> The problem: Extract each line of the records below that contains the word "this".

> Raw records:
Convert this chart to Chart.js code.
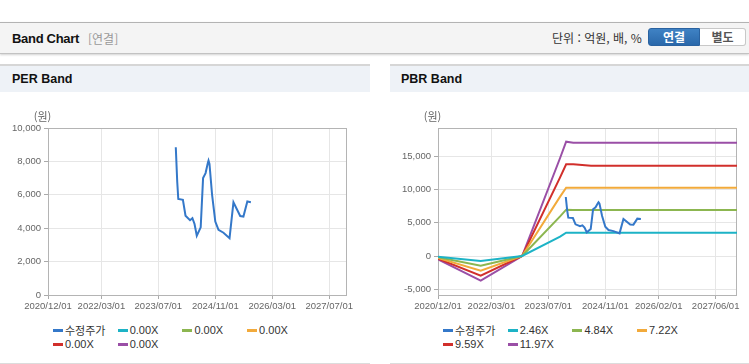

* * *

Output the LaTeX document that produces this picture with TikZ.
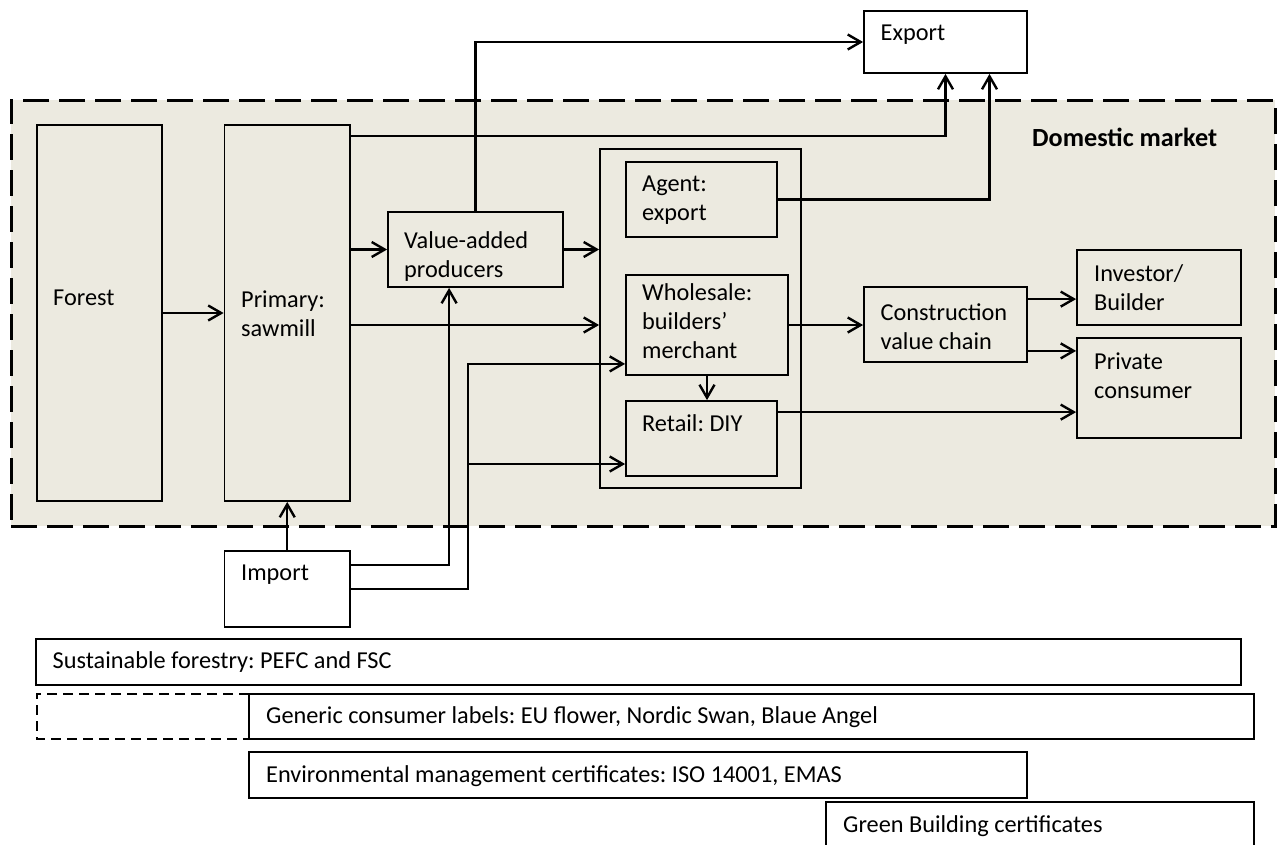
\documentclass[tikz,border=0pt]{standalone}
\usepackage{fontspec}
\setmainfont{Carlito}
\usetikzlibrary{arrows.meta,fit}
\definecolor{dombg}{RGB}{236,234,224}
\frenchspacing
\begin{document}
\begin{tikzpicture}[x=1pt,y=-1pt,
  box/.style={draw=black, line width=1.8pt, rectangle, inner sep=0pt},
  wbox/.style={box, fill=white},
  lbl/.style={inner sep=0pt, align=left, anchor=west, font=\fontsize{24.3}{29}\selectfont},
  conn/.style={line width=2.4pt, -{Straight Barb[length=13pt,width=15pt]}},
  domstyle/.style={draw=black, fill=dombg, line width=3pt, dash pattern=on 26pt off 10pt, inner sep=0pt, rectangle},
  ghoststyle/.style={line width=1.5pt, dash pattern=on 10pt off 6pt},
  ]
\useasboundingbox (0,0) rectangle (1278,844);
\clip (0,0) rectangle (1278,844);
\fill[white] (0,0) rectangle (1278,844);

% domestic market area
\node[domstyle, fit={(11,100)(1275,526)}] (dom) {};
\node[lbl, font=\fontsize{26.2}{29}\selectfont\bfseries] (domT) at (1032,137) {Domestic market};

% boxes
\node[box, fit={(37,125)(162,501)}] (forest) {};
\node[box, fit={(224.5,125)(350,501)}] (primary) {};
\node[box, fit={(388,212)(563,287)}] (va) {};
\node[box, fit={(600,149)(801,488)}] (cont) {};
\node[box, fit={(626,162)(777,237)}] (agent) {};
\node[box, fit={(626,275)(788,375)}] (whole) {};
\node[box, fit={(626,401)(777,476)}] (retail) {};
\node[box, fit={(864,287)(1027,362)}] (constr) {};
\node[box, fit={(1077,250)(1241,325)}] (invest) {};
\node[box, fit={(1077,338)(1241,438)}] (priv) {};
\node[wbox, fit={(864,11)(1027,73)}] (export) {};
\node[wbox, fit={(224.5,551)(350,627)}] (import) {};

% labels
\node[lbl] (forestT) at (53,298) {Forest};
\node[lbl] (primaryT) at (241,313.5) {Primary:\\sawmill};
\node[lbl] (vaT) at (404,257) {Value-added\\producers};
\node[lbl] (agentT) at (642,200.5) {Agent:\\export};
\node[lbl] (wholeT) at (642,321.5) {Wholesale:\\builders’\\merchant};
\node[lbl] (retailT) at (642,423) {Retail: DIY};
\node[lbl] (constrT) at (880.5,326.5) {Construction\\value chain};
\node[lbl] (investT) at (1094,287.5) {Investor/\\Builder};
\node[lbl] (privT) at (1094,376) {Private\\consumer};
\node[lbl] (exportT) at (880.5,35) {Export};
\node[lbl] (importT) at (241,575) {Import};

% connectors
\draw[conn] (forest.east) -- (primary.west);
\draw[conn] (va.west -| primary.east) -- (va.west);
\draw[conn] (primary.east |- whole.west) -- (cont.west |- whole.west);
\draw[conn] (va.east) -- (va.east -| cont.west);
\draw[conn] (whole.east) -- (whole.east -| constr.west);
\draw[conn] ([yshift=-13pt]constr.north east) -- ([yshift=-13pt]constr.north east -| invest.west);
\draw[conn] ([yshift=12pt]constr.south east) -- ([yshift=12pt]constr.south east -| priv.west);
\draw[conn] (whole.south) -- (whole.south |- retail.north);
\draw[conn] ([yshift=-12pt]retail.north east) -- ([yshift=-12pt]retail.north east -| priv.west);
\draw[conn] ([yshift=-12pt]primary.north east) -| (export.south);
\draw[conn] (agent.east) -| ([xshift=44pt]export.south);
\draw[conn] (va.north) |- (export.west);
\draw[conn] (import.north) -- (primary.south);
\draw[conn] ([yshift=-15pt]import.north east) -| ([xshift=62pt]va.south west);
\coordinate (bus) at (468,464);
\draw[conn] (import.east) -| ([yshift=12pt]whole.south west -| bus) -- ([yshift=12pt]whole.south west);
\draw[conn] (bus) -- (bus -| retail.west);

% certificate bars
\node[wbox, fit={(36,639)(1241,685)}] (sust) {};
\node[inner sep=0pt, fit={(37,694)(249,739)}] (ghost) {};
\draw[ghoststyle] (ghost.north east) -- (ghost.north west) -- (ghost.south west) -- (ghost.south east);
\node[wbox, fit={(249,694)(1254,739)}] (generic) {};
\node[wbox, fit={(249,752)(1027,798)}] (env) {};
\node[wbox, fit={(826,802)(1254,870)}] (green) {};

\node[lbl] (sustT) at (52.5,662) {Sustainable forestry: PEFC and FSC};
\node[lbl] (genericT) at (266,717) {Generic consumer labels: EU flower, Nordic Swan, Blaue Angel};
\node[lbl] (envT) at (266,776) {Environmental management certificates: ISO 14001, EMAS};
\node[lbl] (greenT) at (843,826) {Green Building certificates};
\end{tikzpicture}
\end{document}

> Exercise solution:
Convert this chart to Chart.js code.
Output the LaTeX document that produces this picture with TikZ.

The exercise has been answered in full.